Girls are taught a lot of stuff growing up. If a guy punches you he likes you. Never try to trim your own bangs and someday you will meet a wonderful guy and get your very own happy ending. Every movie we see, Every story we're told implores us to wait for it, the third act twist, the unexpected declaration of love, the exception to the rule. But sometimes we're so focused on finding our happy ending we don't learn how to read the signs. How to tell from the ones who want us and the ones who don't, the ones who will stay and the ones who will leave. And maybe a happy ending doesn't include a guy, maybe... it's you, on your own, picking up the pieces and starting over, freeing yourself up for something better in the future. Maybe the happy ending is... just... moving on. Or maybe the happy ending is this, knowing after all the unreturned phone calls, broken-hearts, through the blunders and misread signals, through all the pain and embarrassment you never gave up hope. ~ Gigi from "He's Just Not That Into You"
If you had asked me three months ago, 6 months ago, a year ago, what a happy ending meant to me, I would probably have said that it meant forever love. That, in relationship terms, it meant that everything worked out perfectly and we were perfectly happy in our perfect little romance.

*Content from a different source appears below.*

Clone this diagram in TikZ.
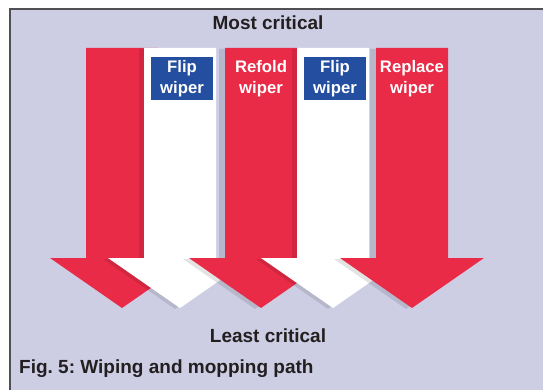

A lot has changed since then.
I started this blog off with that bit of monologue from the movie "He's Just Not That Into You" because in a lot of ways, it sums up my experience in the dating the world. Especially the part at the end. The part about the happy ending being that through an entire host of painfully awkward moments, at the end, I've come out still holding onto hope. While the entire thing is applicable to my life, that final sentence rings extremely true. I could lie and say it's been a breeze, that getting to this place hasn't been painful and full of tears and heartbreak, but I won't. It has been full of pain and tears and hurt and loss. And there are still moments when I mourn that loss- and in a lot of cases, more of what might have been than what really was. Because in most cases, what might have been is really beautiful. This idealized view of failed relationships is what catches a lot of us and causes a lot of problems (and a lot of awkward moments).
And while it is not easy, there aren't a lot of options. You either move on or you don't. Like most of us, I've wasted a lot of time refusing to move on and refusing to read the signs for what they were really saying instead of what I hoped that they were saying. But hey- you live, you learn, you do better next time.
Right- where was I? Oh, that's right. Hope. In this life, all we can ask for is that when a chapter closes, even if it's one of those chapters where the hero was just captured and tortured and it's a cliffhanger and you really really REALLY dislike the author for leaving your heart breaking, that you are able to start the next chapter with hope for what is to come. Hope that the hero will heal and will go on to kick enemy butt. Hope that someone will be there to help the hero pick up all of the pieces. Hope that in the end, some good will have come from the pain and suffering and that the next chapter will be amazing and make up for the fact that you were left hanging from a really cheap rope that gave you really bad rope burn.
And inevitably, it happens. You meet someone. Sparks fly. Rope burn heals. And that, as they say, is that.